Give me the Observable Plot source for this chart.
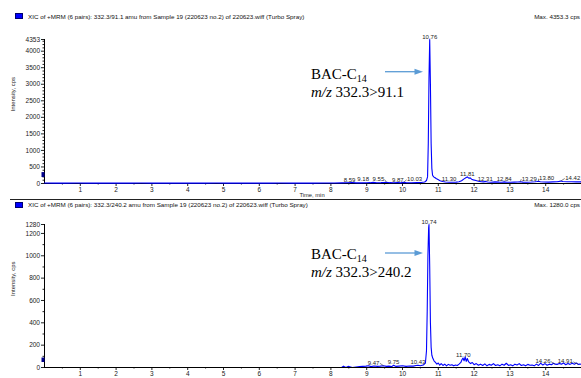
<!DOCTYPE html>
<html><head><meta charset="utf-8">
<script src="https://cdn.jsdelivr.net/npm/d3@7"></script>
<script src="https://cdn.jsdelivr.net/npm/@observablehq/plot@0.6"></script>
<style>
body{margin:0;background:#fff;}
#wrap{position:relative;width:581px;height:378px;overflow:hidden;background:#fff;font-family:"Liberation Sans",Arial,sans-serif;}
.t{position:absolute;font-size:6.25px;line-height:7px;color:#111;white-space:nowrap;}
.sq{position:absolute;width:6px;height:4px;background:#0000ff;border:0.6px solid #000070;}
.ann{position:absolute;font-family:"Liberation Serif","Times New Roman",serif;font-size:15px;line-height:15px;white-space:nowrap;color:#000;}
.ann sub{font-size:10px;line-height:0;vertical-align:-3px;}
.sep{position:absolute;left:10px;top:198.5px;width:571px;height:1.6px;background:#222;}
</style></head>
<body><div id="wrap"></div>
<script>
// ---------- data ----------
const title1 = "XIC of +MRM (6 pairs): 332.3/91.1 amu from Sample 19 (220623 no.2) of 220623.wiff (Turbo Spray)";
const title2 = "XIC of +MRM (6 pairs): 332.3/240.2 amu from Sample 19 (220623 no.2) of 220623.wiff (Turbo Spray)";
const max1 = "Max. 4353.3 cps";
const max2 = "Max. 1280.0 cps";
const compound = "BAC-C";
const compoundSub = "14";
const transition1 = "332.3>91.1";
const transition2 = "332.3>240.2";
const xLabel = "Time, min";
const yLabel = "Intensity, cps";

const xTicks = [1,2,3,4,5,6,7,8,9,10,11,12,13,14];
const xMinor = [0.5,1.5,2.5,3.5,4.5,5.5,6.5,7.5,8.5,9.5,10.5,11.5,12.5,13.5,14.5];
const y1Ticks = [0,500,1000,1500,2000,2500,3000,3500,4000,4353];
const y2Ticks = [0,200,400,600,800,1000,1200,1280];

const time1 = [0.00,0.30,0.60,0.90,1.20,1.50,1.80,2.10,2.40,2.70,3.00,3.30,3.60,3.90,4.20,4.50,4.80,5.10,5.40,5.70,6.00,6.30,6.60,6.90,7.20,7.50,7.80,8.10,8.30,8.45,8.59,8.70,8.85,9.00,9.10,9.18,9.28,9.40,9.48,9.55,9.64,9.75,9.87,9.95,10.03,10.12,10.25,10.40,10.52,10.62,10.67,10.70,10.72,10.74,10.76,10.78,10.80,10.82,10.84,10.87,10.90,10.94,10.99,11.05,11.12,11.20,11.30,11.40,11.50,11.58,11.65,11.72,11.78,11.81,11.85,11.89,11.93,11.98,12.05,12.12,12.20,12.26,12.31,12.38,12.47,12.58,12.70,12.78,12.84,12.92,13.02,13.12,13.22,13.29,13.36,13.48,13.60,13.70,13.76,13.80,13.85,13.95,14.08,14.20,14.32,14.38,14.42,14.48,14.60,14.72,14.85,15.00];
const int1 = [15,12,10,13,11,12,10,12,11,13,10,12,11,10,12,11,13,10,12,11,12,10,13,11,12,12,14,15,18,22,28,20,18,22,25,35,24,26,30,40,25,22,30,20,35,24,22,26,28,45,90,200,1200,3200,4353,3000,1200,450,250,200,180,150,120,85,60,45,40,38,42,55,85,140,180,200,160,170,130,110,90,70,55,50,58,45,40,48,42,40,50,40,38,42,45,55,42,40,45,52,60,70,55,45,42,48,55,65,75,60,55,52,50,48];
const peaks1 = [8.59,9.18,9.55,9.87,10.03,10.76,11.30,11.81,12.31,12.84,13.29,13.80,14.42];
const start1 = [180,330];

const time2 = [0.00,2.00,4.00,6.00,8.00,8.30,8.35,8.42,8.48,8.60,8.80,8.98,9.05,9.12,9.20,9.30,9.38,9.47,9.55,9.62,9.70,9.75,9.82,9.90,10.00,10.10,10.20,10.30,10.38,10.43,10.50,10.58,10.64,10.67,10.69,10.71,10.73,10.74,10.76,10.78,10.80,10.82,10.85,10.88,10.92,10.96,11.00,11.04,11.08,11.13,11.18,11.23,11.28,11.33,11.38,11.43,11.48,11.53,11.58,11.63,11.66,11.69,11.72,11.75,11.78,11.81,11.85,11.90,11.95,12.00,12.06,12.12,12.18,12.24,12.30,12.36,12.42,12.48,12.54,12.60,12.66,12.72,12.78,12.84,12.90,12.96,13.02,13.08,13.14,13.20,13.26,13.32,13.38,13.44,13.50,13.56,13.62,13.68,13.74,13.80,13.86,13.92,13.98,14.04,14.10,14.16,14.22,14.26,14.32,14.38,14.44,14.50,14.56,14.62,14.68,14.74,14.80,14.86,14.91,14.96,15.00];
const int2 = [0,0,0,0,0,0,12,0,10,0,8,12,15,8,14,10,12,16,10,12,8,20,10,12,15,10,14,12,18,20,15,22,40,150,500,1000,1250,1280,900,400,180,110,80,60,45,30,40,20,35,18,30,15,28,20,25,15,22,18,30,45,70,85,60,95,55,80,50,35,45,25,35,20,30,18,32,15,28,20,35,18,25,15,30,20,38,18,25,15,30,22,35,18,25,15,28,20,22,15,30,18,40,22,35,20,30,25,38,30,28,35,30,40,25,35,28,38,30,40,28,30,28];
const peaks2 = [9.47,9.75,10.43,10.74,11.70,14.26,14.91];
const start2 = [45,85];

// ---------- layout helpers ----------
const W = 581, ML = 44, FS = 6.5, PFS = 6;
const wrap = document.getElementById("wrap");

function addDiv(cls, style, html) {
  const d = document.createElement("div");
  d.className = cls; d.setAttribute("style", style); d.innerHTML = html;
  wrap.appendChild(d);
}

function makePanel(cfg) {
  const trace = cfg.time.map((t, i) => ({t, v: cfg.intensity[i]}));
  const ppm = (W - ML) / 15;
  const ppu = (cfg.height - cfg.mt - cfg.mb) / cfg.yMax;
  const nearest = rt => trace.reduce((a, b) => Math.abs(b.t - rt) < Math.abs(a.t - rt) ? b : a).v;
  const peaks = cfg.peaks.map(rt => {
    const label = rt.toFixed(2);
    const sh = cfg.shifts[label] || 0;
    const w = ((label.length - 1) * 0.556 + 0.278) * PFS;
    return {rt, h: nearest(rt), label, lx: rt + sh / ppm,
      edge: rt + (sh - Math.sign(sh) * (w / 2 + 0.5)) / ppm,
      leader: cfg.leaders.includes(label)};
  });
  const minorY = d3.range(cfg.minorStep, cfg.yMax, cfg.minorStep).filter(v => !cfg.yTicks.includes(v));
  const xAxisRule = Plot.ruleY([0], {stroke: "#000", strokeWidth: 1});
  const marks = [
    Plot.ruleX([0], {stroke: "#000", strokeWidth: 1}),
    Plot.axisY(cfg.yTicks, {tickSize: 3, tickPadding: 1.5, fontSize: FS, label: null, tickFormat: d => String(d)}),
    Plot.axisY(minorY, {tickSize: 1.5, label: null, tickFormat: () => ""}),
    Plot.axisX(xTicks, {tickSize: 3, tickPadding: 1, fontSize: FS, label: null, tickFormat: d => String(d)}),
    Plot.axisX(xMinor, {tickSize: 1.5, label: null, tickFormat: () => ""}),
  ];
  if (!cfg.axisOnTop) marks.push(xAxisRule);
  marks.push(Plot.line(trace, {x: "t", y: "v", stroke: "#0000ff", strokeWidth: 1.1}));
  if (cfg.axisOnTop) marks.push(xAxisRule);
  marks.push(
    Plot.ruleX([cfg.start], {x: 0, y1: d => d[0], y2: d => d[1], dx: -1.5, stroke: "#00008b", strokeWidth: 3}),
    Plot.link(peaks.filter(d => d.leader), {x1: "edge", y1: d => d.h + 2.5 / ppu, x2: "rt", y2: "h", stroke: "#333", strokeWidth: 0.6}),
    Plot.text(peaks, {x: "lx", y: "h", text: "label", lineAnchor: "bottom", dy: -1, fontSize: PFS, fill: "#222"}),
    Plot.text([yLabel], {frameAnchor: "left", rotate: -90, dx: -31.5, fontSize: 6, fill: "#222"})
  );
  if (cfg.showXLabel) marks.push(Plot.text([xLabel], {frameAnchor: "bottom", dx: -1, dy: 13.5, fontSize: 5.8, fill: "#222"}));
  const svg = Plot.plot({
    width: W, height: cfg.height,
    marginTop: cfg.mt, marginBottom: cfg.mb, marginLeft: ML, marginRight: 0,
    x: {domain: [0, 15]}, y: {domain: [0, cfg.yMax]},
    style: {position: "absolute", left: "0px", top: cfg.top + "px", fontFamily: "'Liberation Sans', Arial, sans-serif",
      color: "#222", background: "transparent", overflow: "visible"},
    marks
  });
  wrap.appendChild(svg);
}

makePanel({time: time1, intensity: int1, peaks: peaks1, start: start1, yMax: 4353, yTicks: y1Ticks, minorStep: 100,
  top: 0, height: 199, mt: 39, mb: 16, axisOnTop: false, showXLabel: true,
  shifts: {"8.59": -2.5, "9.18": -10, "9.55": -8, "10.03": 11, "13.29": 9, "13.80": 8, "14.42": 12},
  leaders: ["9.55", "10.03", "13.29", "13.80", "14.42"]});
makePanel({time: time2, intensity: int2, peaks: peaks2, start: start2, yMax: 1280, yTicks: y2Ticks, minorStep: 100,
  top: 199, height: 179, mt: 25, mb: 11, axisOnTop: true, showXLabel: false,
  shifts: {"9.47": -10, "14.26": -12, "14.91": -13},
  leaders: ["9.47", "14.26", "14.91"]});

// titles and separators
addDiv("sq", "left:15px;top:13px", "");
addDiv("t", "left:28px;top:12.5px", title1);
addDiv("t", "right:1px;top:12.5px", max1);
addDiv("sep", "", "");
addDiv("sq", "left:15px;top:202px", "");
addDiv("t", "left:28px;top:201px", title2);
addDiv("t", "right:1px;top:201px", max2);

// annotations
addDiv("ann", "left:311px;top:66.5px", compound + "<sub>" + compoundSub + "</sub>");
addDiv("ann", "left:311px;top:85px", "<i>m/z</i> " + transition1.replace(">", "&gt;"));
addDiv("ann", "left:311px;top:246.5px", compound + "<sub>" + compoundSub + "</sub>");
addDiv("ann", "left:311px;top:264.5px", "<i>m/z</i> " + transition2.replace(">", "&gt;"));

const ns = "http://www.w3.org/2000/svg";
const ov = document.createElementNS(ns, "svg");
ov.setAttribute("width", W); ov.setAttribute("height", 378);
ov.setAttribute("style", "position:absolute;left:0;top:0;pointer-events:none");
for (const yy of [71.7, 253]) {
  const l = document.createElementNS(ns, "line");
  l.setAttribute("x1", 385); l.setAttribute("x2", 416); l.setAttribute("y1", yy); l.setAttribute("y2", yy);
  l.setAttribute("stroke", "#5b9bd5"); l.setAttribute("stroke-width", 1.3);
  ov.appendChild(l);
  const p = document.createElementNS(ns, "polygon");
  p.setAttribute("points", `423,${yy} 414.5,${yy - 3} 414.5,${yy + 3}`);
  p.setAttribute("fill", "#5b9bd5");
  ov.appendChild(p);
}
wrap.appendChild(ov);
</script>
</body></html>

Task prompt » Only the lines from the top of the data through the line with "const y2Ticks = [0,200,400,600,800,1000,1200,1280];" should be quoted, exactly and with both ends kept; skip the pictures.

The output »
Give me the Observable Plot source for this chart.
<!DOCTYPE html>
<html><head><meta charset="utf-8">
<script src="https://cdn.jsdelivr.net/npm/d3@7"></script>
<script src="https://cdn.jsdelivr.net/npm/@observablehq/plot@0.6"></script>
<style>
body{margin:0;background:#fff;}
#wrap{position:relative;width:581px;height:378px;overflow:hidden;background:#fff;font-family:"Liberation Sans",Arial,sans-serif;}
.t{position:absolute;font-size:6.25px;line-height:7px;color:#111;white-space:nowrap;}
.sq{position:absolute;width:6px;height:4px;background:#0000ff;border:0.6px solid #000070;}
.ann{position:absolute;font-family:"Liberation Serif","Times New Roman",serif;font-size:15px;line-height:15px;white-space:nowrap;color:#000;}
.ann sub{font-size:10px;line-height:0;vertical-align:-3px;}
.sep{position:absolute;left:10px;top:198.5px;width:571px;height:1.6px;background:#222;}
</style></head>
<body><div id="wrap"></div>
<script>
// ---------- data ----------
const title1 = "XIC of +MRM (6 pairs): 332.3/91.1 amu from Sample 19 (220623 no.2) of 220623.wiff (Turbo Spray)";
const title2 = "XIC of +MRM (6 pairs): 332.3/240.2 amu from Sample 19 (220623 no.2) of 220623.wiff (Turbo Spray)";
const max1 = "Max. 4353.3 cps";
const max2 = "Max. 1280.0 cps";
const compound = "BAC-C";
const compoundSub = "14";
const transition1 = "332.3>91.1";
const transition2 = "332.3>240.2";
const xLabel = "Time, min";
const yLabel = "Intensity, cps";

const xTicks = [1,2,3,4,5,6,7,8,9,10,11,12,13,14];
const xMinor = [0.5,1.5,2.5,3.5,4.5,5.5,6.5,7.5,8.5,9.5,10.5,11.5,12.5,13.5,14.5];
const y1Ticks = [0,500,1000,1500,2000,2500,3000,3500,4000,4353];
const y2Ticks = [0,200,400,600,800,1000,1200,1280];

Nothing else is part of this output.